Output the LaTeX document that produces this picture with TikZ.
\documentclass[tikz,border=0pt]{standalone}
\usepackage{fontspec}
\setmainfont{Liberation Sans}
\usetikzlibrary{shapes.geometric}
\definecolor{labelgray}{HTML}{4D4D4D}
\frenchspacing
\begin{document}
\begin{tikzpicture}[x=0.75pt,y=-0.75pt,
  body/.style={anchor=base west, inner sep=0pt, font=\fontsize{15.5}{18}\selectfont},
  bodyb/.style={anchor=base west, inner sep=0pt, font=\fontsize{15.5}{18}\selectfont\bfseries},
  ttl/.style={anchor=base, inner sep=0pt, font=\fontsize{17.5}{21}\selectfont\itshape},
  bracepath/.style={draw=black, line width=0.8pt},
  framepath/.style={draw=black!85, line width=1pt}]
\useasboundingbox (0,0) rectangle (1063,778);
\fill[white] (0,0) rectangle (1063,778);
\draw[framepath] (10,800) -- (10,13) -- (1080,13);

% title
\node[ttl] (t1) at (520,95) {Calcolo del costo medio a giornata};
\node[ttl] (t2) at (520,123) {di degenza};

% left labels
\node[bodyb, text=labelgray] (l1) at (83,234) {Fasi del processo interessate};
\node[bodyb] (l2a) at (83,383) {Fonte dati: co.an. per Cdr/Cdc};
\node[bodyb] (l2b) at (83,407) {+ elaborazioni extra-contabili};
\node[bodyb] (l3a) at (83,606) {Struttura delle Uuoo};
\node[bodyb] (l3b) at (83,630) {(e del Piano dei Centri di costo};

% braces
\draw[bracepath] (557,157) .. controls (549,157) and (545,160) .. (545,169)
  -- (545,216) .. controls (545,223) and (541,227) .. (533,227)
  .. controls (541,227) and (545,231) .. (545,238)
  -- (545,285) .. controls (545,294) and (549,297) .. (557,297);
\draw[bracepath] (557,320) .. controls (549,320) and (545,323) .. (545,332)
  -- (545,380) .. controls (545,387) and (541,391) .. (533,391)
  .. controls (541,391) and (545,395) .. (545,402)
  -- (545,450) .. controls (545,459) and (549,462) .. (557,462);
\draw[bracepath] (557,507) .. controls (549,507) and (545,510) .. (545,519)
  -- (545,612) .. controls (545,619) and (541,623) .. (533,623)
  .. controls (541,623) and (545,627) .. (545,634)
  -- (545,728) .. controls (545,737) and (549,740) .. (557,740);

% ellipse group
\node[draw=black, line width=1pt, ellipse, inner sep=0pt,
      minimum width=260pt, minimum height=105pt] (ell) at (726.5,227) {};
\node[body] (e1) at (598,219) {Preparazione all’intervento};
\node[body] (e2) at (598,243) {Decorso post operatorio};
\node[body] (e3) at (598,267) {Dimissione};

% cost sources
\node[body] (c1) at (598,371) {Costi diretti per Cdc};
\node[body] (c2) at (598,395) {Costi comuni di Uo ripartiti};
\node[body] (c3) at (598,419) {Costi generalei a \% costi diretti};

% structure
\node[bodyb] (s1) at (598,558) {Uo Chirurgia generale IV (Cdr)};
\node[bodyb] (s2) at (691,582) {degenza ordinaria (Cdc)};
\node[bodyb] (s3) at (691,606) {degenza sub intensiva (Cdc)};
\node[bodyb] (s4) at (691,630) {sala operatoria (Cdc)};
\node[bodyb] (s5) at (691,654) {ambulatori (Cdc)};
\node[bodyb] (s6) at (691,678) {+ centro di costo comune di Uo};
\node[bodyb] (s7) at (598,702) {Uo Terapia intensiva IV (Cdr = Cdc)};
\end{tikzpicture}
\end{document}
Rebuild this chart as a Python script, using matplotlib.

## Stated exercise
Everything from the first line of the data through the line containing "(l3b) at (83,630)" should be echoed exactly. Add nothing.

## Full response
Output the LaTeX document that produces this picture with TikZ.
\documentclass[tikz,border=0pt]{standalone}
\usepackage{fontspec}
\setmainfont{Liberation Sans}
\usetikzlibrary{shapes.geometric}
\definecolor{labelgray}{HTML}{4D4D4D}
\frenchspacing
\begin{document}
\begin{tikzpicture}[x=0.75pt,y=-0.75pt,
  body/.style={anchor=base west, inner sep=0pt, font=\fontsize{15.5}{18}\selectfont},
  bodyb/.style={anchor=base west, inner sep=0pt, font=\fontsize{15.5}{18}\selectfont\bfseries},
  ttl/.style={anchor=base, inner sep=0pt, font=\fontsize{17.5}{21}\selectfont\itshape},
  bracepath/.style={draw=black, line width=0.8pt},
  framepath/.style={draw=black!85, line width=1pt}]
\useasboundingbox (0,0) rectangle (1063,778);
\fill[white] (0,0) rectangle (1063,778);
\draw[framepath] (10,800) -- (10,13) -- (1080,13);

% title
\node[ttl] (t1) at (520,95) {Calcolo del costo medio a giornata};
\node[ttl] (t2) at (520,123) {di degenza};

% left labels
\node[bodyb, text=labelgray] (l1) at (83,234) {Fasi del processo interessate};
\node[bodyb] (l2a) at (83,383) {Fonte dati: co.an. per Cdr/Cdc};
\node[bodyb] (l2b) at (83,407) {+ elaborazioni extra-contabili};
\node[bodyb] (l3a) at (83,606) {Struttura delle Uuoo};
\node[bodyb] (l3b) at (83,630) {(e del Piano dei Centri di costo};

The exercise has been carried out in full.